Alegoria da cave

Michael não é um “na mente de um pedófilo”, mas a sua dissecação por um cineasta-entomologista

Não são só os Fritzls ou as infelizes Nataschas Kampusch que é preciso evocar quando se quer encontrar um cordão que ligue à “vida real” o cinema da frieza e da crueldade que os austríacos, Michael Haneke à cabeça e depois os seus discípulos, como Ulrich Seidl ou este Markus Schleinzer, têm praticado e imposto como imagem de marca da sua cinematografia nacional. É que a Áustria foi o país que viu Adolf Hitler ser dado à luz, e imaginamos, não nos parece que mal, que contá-lo como um conterrâneo, “um de nós”, implique uma relação diferente, e mais desconfiada do que a norma, com a humanidade, tomada nos seus sentidos mais lato e mais próximo - por exemplo a humanidade do vizinho do lado, ou a do colega de trabalho. As histórias de Fritzl e de Kampusch vieram apenas recentrar essa desconfiança, encontrar-lhe um lugar preciso: a cave. E muito literalmente, porque ninguém precisa de metáforas quando se tem caves como as dos austríacos. De resto, nada disto é novidade: outro indivíduo nascido em Viena, Fritz Lang de seu nome, passou a vida a filmar caves e subterrâneos.


A cave é o ponto de partida e o ponto de chegada de Michael, estreia na realização de Markus Schleinzer, formado como director de casting para os filmes de Haneke (outro Michael, portanto, se não for excessiva maldade registar a coincidência, mesmo que a memória do Jackson, Michael por Michael, faça aparentemente maior e mais subliminar sentido).

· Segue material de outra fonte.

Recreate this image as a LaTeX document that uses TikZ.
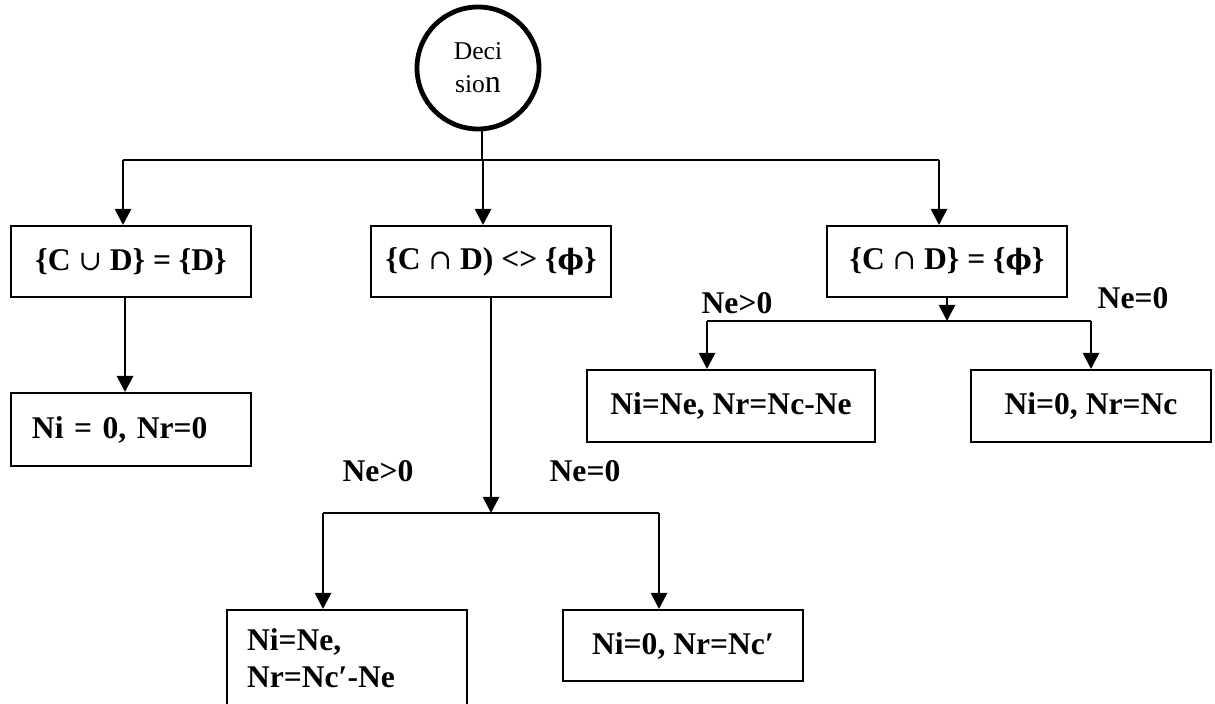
\documentclass[tikz,border=0pt]{standalone}
\usepackage{fontspec}
\setmainfont{Liberation Serif}
\newfontfamily\symfont{DejaVu Serif}
\usetikzlibrary{arrows.meta}
\newcommand{\myunion}{{\symfont\mdseries\fontsize{14}{16}\selectfont ∪}}
\newcommand{\myinter}{{\symfont\mdseries\fontsize{14}{16}\selectfont ∩}}
\newcommand{\myphi}{{\symfont\bfseries\fontsize{14}{16}\selectfont ϕ}}
\begin{document}
\begin{tikzpicture}[x=0.5pt,y=-0.5pt,
  bf/.style={font=\fontsize{15.8}{18.5}\selectfont\bfseries},
  box/.style={bf, draw, line width=1pt, inner sep=0pt, minimum width=120pt, minimum height=35.5pt},
  arr/.style={line width=1.4pt, -{Triangle[length=8pt,width=8pt]}},
  ln/.style={line width=1.3pt},
  lbl/.style={bf, inner sep=0pt}]
\clip (0,0) rectangle (1215,704);
\useasboundingbox (0,0) rectangle (1215,704);
% decision circle
\node[circle, draw, line width=2.4pt, minimum size=61pt, inner sep=0pt, align=center,
      font=\fontsize{12.8}{16.5}\selectfont] (dec) at (478,68)
      {Deci\\sio{\fontsize{16}{16}\selectfont n}};
% boxes
\node[box] (b1) at (131,261.5) {\{C \myunion\ D\} = \{D\}};
\node[box, align=left, text width=99pt, minimum height=36.5pt] (b2) at (131,429.5) {Ni = 0, Nr=0};
\node[box] (bm) at (491,261.5) {\{C \myinter\ D) <> \{\myphi\}};
\node[box] (br) at (947,261.5) {\{C \myinter\ D\} = \{\myphi\}};
\node[box, minimum width=144pt, minimum height=36pt] (brl) at (731,406) {Ni=Ne, Nr=Nc-Ne};
\node[box, minimum height=36pt] (brr) at (1091,406) {Ni=0, Nr=Nc};
\node[box, align=left, text width=100pt, minimum height=48pt] (bbl) at (347,658) {Ni=Ne,\\Nr=Nc′-Ne};
\node[box] (bbr) at (683,645.5) {Ni=0, Nr=Nc′};
% labels
\node[lbl] (l1) at (378,471) {Ne>0};
\node[lbl] (l2) at (585,471) {Ne=0};
\node[lbl] (l3) at (737,303) {Ne>0};
\node[lbl] (l4) at (1133,298) {Ne=0};
% bus coordinates
\coordinate (t0) at (482,160);
\coordinate (tL) at (123,160);
\coordinate (tM) at (483,160);
\coordinate (tR) at (939,160);
\coordinate (lx) at (125,0);
\coordinate (m0) at (491,513);
\coordinate (mL) at (323,513);
\coordinate (mR) at (659,513);
\coordinate (r0) at (947,321);
\coordinate (rL) at (707,321);
\coordinate (rR) at (1091,321);
% top bus
\draw[ln] (dec.south -| t0) -- (t0);
\draw[ln] (tL) -- (tR);
\draw[arr] (tL) -- (tL |- b1.north);
\draw[arr] (tM) -- (tM |- bm.north);
\draw[arr] (tR) -- (tR |- br.north);
% left branch
\draw[arr] (lx |- b1.south) -- (lx |- b2.north);
% middle branch
\draw[arr] (bm.south -| m0) -- (m0);
\draw[ln] (mL) -- (mR);
\draw[arr] (mL) -- (mL |- bbl.north);
\draw[arr] (mR) -- (mR |- bbr.north);
% right branch
\draw[arr] (br.south -| r0) -- (r0);
\draw[ln] (rL) -- (rR);
\draw[arr] (rL) -- (rL |- brl.north);
\draw[arr] (rR) -- (rR |- brr.north);
\end{tikzpicture}
\end{document}
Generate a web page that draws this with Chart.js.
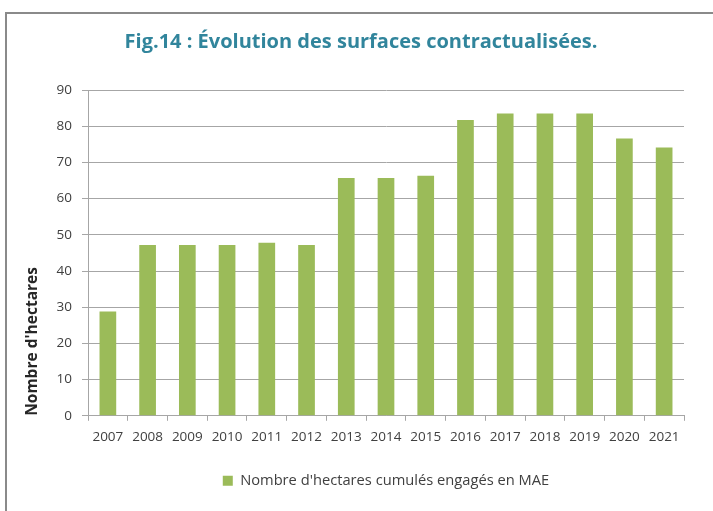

Num exercício de curiosidade antropológica, tão mórbida como a curiosidade costuma ser, Schleinzer imaginou que o vizinho do lado, ou o colega de trabalho, tinha um segredo inconfessável na sua cave: um miúdo, mantido cativo numa relação pedófila, garantida à força e pela reclusão. E depois inventou uma história para esse segredo, não a história das suas razões, mas a história prática da sua manutenção no dia-a-dia, perante os olhares ameaçadores dos estranhos, e a história prática da mecânica daquela relação. Não é “na mente de um pedófilo” porque não se entra na psicologia, dela fica apenas o que se desprende pelos gestos e pelo físico (o rosto de Michael, sempre angustiado ma non troppo, assim como um tipo que não se lembrasse se fechou a torneira do gás antes de sair de casa), e porque na verdade o pedófilo interessa a Schleinzer como interessaria um insecto se ele fosse um entomologista (o rosto de Michael, mais uma vez: não é um insecto o que ele faz lembrar?).

Em abono de Michael como um exercício numa disciplina da zoologia, diga-se, há uma cena em que o protagonista e o miúdo vão ao jardim zoológico (e cruzam-se com outro adulto com um miúdo pela mão: provavelmente pai e filho, mas ah!, está definitivamente instalada a desconfiança), coisa que no fundo espelha a própria relação entre eles, como se a cave de Michael fosse o seu zoo privado. Num sadismo de algum requinte - se fosse mesmo um insecto tratar-se-ia de lhe ir cortando uma patita aqui, outra ali, e ver o que acontecia -, Schleinzer alimenta o filme criando dificuldades ao seu protagonista: a colega que chega inopinadamente, os amigos que o empurram para uma mulher de uma noite, a voz fora de campo do pai de outro miúdo que ele tentava juntar à colecção, e last but not the least as fúrias e revoltas, progressivamente mais violentas, do garoto.

Precipitarão o desenlace. Mas, transferindo o sadismo também para a relação do espectador com a personagem, deixa-nos a ansiar - como a descarga catártica que o filme foi tornando imperiosa - pelo momento em que o segredo de Michael seja descoberto pelos seus mais próximos. Queremos ver, queremos absolutamente ver, o choque na cara da mãe quando abrir a porta da cave do filho. Num derradeiro golpe de rins, Schleinzer nega-nos isso, lembrando que o sádico é ele e o espectador, de algum modo, também é o seu insecto. Cinematograficamente é a melhor solução; mas diabos o levem.